Se estima en cerca de un millón el número de europeos que emigran, a lo largo
del XVII, al otro lado de los mares, en busca de las aventuras y oportunidades del
Nuevo Mundo. Sólo la reciente epidemia de peste de 1647 a 1652, ha producido la
muerte de un millón de personas en España y las tres epidemias sufridas por Francia en
la primera mitad de siglo, puedan elevar a dos o tres millones la cifra de muertos en ese
país. Aunque la tasa de natalidad es elevada (cuatro o cinco partos por matrimonio), un
niño de cada cuatro no llega a cumplir el primer aniversario y poco más de la mitad
superan el décimo aniversario. Añadamos una guerra de treinta años de duración y otras
decenas de conflictos anuales entre países y tendremos una idea de porqué la población
europea está relativamente estancada alrededor de los 75 millones, una cifra muy poco
por encima de la de hace 100 años.
A pesar de pestes, guerras y otros acontecimientos, lo que sí han ido creciendo
son las principales ciudades del mundo. En la península, Lisboa es la ciudad más
poblada, con unos 150.000 habitantes. Detrás está Madrid, que ha multiplicado por
cinco sus vecinos en los últimos 100 años y ronda los 100.000 habitantes, algo por
encima de Sevilla que ha visto disminuir su importancia de emporio económico en la
conexión con el Nuevo Mundo, ya que prácticamente no llegan remesas de oro ni de
plata. Barcelona está en los 40.000 habitantes y Salamanca o Medina ya no alcanzan los
20.000 habitantes.
París y Londres son ahora las mayores ciudades de Europa con medio millón de
habitantes cada una. Nápoles ha perdido su supremacía, aunque sigue superando las
200.000 personas, cifra parecida a lo que presenta la dinámica Ámsterdam, que ha
multiplicado por tres su población desde 1570.

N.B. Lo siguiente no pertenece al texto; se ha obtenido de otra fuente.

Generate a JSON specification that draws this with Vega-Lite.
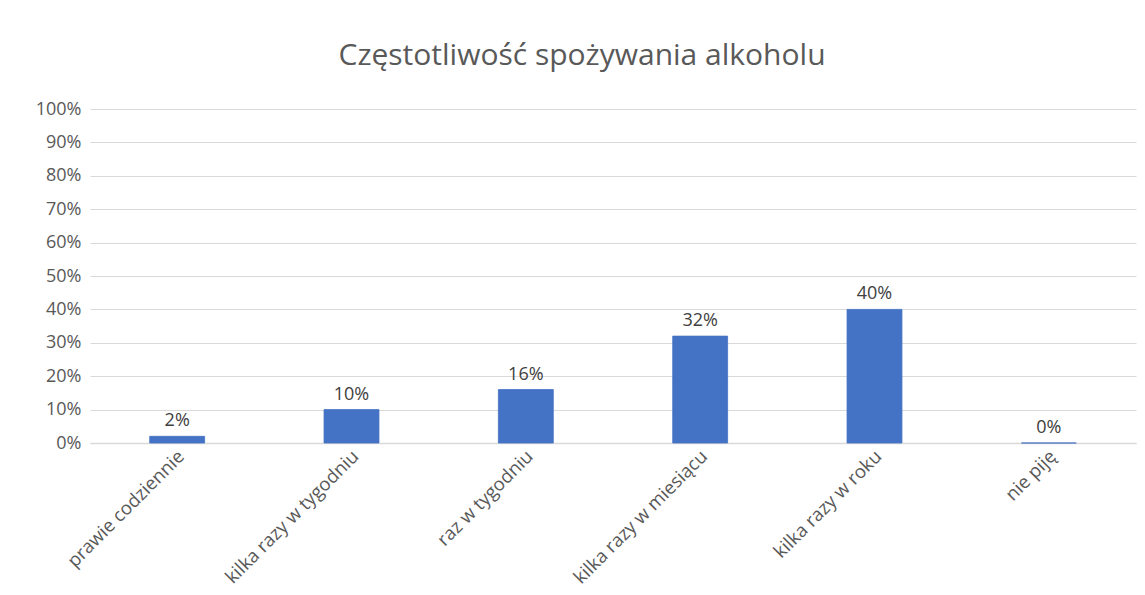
{
  "$schema": "https://vega.github.io/schema/vega-lite/v6.json",
  "autosize": "none",
  "width": 1046,
  "height": 334,
  "padding": {"left": 90, "top": 109, "right": 9, "bottom": 152},
  "background": "white",
  "title": {
    "text": "Częstotliwość spożywania alkoholu",
    "font": "Open Sans",
    "fontSize": 30,
    "fontWeight": "normal",
    "color": "#595959",
    "anchor": "middle",
    "dx": -31,
    "baseline": "alphabetic",
    "offset": 5
  },
  "data": {
    "values": [
      {"kategoria": "prawie codziennie", "udzial": 0.02},
      {"kategoria": "kilka razy w tygodniu", "udzial": 0.10},
      {"kategoria": "raz w tygodniu", "udzial": 0.16},
      {"kategoria": "kilka razy w miesiącu", "udzial": 0.32},
      {"kategoria": "kilka razy w roku", "udzial": 0.40},
      {"kategoria": "nie piję", "udzial": 0.0}
    ]
  },
  "encoding": {
    "x": {
      "field": "kategoria",
      "type": "nominal",
      "sort": null,
      "title": null,
      "scale": {"paddingInner": 0.685, "paddingOuter": 0.3425},
      "axis": {
        "labelAngle": -45,
        "labelAlign": "right",
        "labelBaseline": "middle",
        "labelFont": "Open Sans",
        "labelFontSize": 18.5,
        "labelColor": "#595959",
        "labelPadding": 10,
        "labelOffset": 4,
        "ticks": false,
        "domain": true,
        "domainColor": "#d9d9d9",
        "domainWidth": 1.5,
        "grid": false
      }
    },
    "y": {
      "field": "udzial",
      "type": "quantitative",
      "title": null,
      "scale": {"domain": [0, 1], "nice": false},
      "axis": {
        "format": ".0%",
        "values": [0, 0.1, 0.2, 0.3, 0.4, 0.5, 0.6, 0.7, 0.8, 0.9, 1],
        "labelFont": "Open Sans",
        "labelFontSize": 18,
        "labelColor": "#595959",
        "labelPadding": 9,
        "ticks": false,
        "domain": false,
        "grid": true,
        "gridColor": "#d9d9d9",
        "gridWidth": 1
      }
    }
  },
  "layer": [
    {
      "mark": {"type": "bar", "color": "#4472C4", "stroke": "#4472C4", "strokeWidth": 0.8}
    },
    {
      "mark": {"type": "text", "baseline": "bottom", "dy": -6, "font": "Open Sans", "fontSize": 18, "color": "#404040"},
      "encoding": {
        "text": {"field": "udzial", "type": "quantitative", "format": ".0%"}
      }
    }
  ],
  "config": {
    "view": {"stroke": null}
  }
}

Ha mejorado el nivel educativo, sobre todo en las ciudades. Parece que en
Venecia más de la mitad de sus 100.000 residentes saben ya leer y escribir, aunque en el
campo los analfabetos superen con mucho esta proporción y lleguen, en algunos casos,
hasta el 95%.
En los países mediterráneos, en particular en España y Portugal, la economía
mostraba signos indudables de debilidad. La crisis agrícola de años anteriores se había
contagiado a actividades industriales y comerciales. En particular la industria textil, una
de las actividades más tradicionales, vio venir encima una crisis sin precedentes ante la
pérdida de mercados internacionales. La pujanza económica provenía del norte de
Europa, especialmente de esa “república de mercaderes” como despectivamente
describía a las Provincias Unidas el propio Colbert.